Start of DATA EXTRACT

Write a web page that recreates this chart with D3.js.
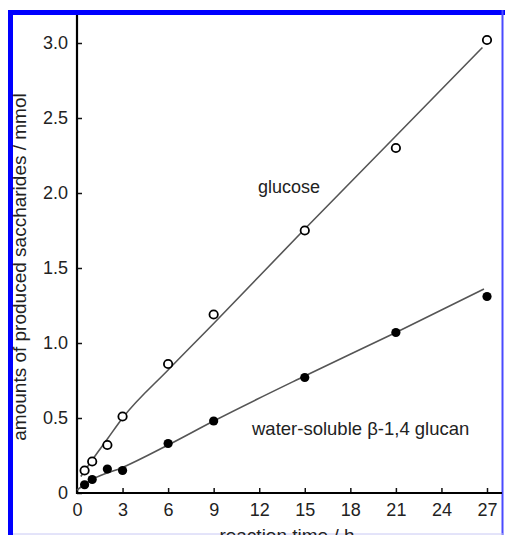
<!DOCTYPE html>
<html>
<head>
<meta charset="utf-8">
<script src="https://cdn.jsdelivr.net/npm/d3@7"></script>
<style>
  body { margin: 0; background: #fff; }
  svg { display: block; }
  text { font-family: "Liberation Sans", Arial, sans-serif; fill: #222; }
</style>
</head>
<body>
<div id="chart"></div>
<script>
// measured points
const hours = [0.5, 1, 2, 3, 6, 9, 15, 21, 27];
const glucose = [0.15, 0.21, 0.32, 0.51, 0.86, 1.19, 1.75, 2.30, 3.02];
const glucan = [0.055, 0.09, 0.16, 0.15, 0.33, 0.48, 0.77, 1.07, 1.31];

// fitted curves
const glucoseFitT = [0.25, 1, 2, 3, 6, 9, 15, 21, 26.7];
const glucoseFitY = [0.11, 0.22, 0.36, 0.50, 0.82, 1.13, 1.76, 2.38, 2.97];
const glucanFitT = [0, 1, 3, 6, 9, 15, 21, 26.8];
const glucanFitY = [0.02, 0.09, 0.17, 0.32, 0.48, 0.78, 1.07, 1.36];

const xTicks = [0, 3, 6, 9, 12, 15, 18, 21, 24, 27];
const yTicks = [0, 0.5, 1.0, 1.5, 2.0, 2.5, 3.0];

function drawChart() {
    const W = 505, H = 535;
    const svg = d3.select("#chart").append("svg")
        .attr("width", W)
        .attr("height", H);

    const x = d3.scaleLinear().domain([0, 27]).range([77, 487]);
    const y = d3.scaleLinear().domain([0, 3]).range([493, 43]);

    // blue frame
    svg.append("rect").attr("x", 8).attr("y", 10).attr("width", 497).attr("height", 5).attr("fill", "#0000ff");
    svg.append("rect").attr("x", 8).attr("y", 10).attr("width", 5).attr("height", 525).attr("fill", "#0000ff");
    svg.append("rect").attr("x", 501.5).attr("y", 10).attr("width", 2).attr("height", 525).attr("fill", "#4a4aff");
    svg.append("line").attr("x1", 13).attr("x2", 503).attr("y1", 534).attr("y2", 534)
        .attr("stroke", "#c8c8f4").attr("stroke-width", 1);

    // axes
    const xAxis = svg.append("g")
        .attr("transform", `translate(0,${y(0)})`)
        .call(d3.axisBottom(x).tickValues(xTicks).tickSize(-5).tickPadding(10).tickFormat(d3.format("d")));
    xAxis.select(".domain").remove();
    xAxis.selectAll(".tick line").attr("stroke", "#111").attr("stroke-width", 1.5);
    xAxis.selectAll("text").style("font-size", "18px").attr("fill", "#222").attr("dy", "0.72em");

    const yAxis = svg.append("g")
        .attr("transform", `translate(${x(0)},0)`)
        .call(d3.axisLeft(y).tickValues(yTicks).tickSize(-5).tickPadding(9)
            .tickFormat(d => d === 0 ? "0" : d.toFixed(1)));
    yAxis.select(".domain").remove();
    yAxis.selectAll(".tick line").attr("stroke", "#111").attr("stroke-width", 1.5);
    yAxis.selectAll("text").style("font-size", "18px").attr("fill", "#222");

    svg.append("line").attr("x1", x(0)).attr("x2", x(0)).attr("y1", 15).attr("y2", y(0) + 1)
        .attr("stroke", "#000").attr("stroke-width", 2.2);
    svg.append("line").attr("x1", x(0) - 1).attr("x2", 502).attr("y1", y(0)).attr("y2", y(0))
        .attr("stroke", "#000").attr("stroke-width", 2.2);

    // axis titles
    svg.append("text")
        .attr("transform", `translate(26,${267}) rotate(-90)`)
        .attr("text-anchor", "middle")
        .style("font-size", "19px")
        .text("amounts of produced saccharides / mmol");

    svg.append("text")
        .attr("x", 287)
        .attr("y", 542)
        .attr("text-anchor", "middle")
        .style("font-size", "19px")
        .text("reaction time / h");

    // fitted lines
    const line = d3.line()
        .x(d => x(d[0]))
        .y(d => y(d[1]))
        .curve(d3.curveMonotoneX);

    svg.append("path")
        .datum(d3.zip(glucoseFitT, glucoseFitY))
        .attr("d", line)
        .attr("fill", "none")
        .attr("stroke", "#555")
        .attr("stroke-width", 1.6);

    svg.append("path")
        .datum(d3.zip(glucanFitT, glucanFitY))
        .attr("d", line)
        .attr("fill", "none")
        .attr("stroke", "#555")
        .attr("stroke-width", 1.6);

    // points
    svg.append("g").selectAll("circle")
        .data(d3.zip(hours, glucan))
        .enter().append("circle")
        .attr("cx", d => x(d[0]))
        .attr("cy", d => y(d[1]))
        .attr("r", 4.6)
        .attr("fill", "#000");

    svg.append("g").selectAll("circle")
        .data(d3.zip(hours, glucose))
        .enter().append("circle")
        .attr("cx", d => x(d[0]))
        .attr("cy", d => y(d[1]))
        .attr("r", 4.2)
        .attr("fill", "#fff")
        .attr("stroke", "#000")
        .attr("stroke-width", 1.8);

    // series labels
    svg.append("text")
        .attr("x", 258)
        .attr("y", 193)
        .style("font-size", "18px")
        .text("glucose");

    svg.append("text")
        .attr("x", 252)
        .attr("y", 435)
        .style("font-size", "18.5px")
        .text("water-soluble \u03b2-1,4 glucan");
}

drawChart();
</script>
</body>
</html>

End of DATA EXTRACT

§ **WORK INSTRUCTIONS**:
From the top of the listing above, repeat each line exactly until you reach the line containing "0.77, 1.07, 1.31];", and repeat that one too. Leave the pictures out.

§ **WRITTEN ANSWER**:
Write a web page that recreates this chart with D3.js.
<!DOCTYPE html>
<html>
<head>
<meta charset="utf-8">
<script src="https://cdn.jsdelivr.net/npm/d3@7"></script>
<style>
  body { margin: 0; background: #fff; }
  svg { display: block; }
  text { font-family: "Liberation Sans", Arial, sans-serif; fill: #222; }
</style>
</head>
<body>
<div id="chart"></div>
<script>
// measured points
const hours = [0.5, 1, 2, 3, 6, 9, 15, 21, 27];
const glucose = [0.15, 0.21, 0.32, 0.51, 0.86, 1.19, 1.75, 2.30, 3.02];
const glucan = [0.055, 0.09, 0.16, 0.15, 0.33, 0.48, 0.77, 1.07, 1.31];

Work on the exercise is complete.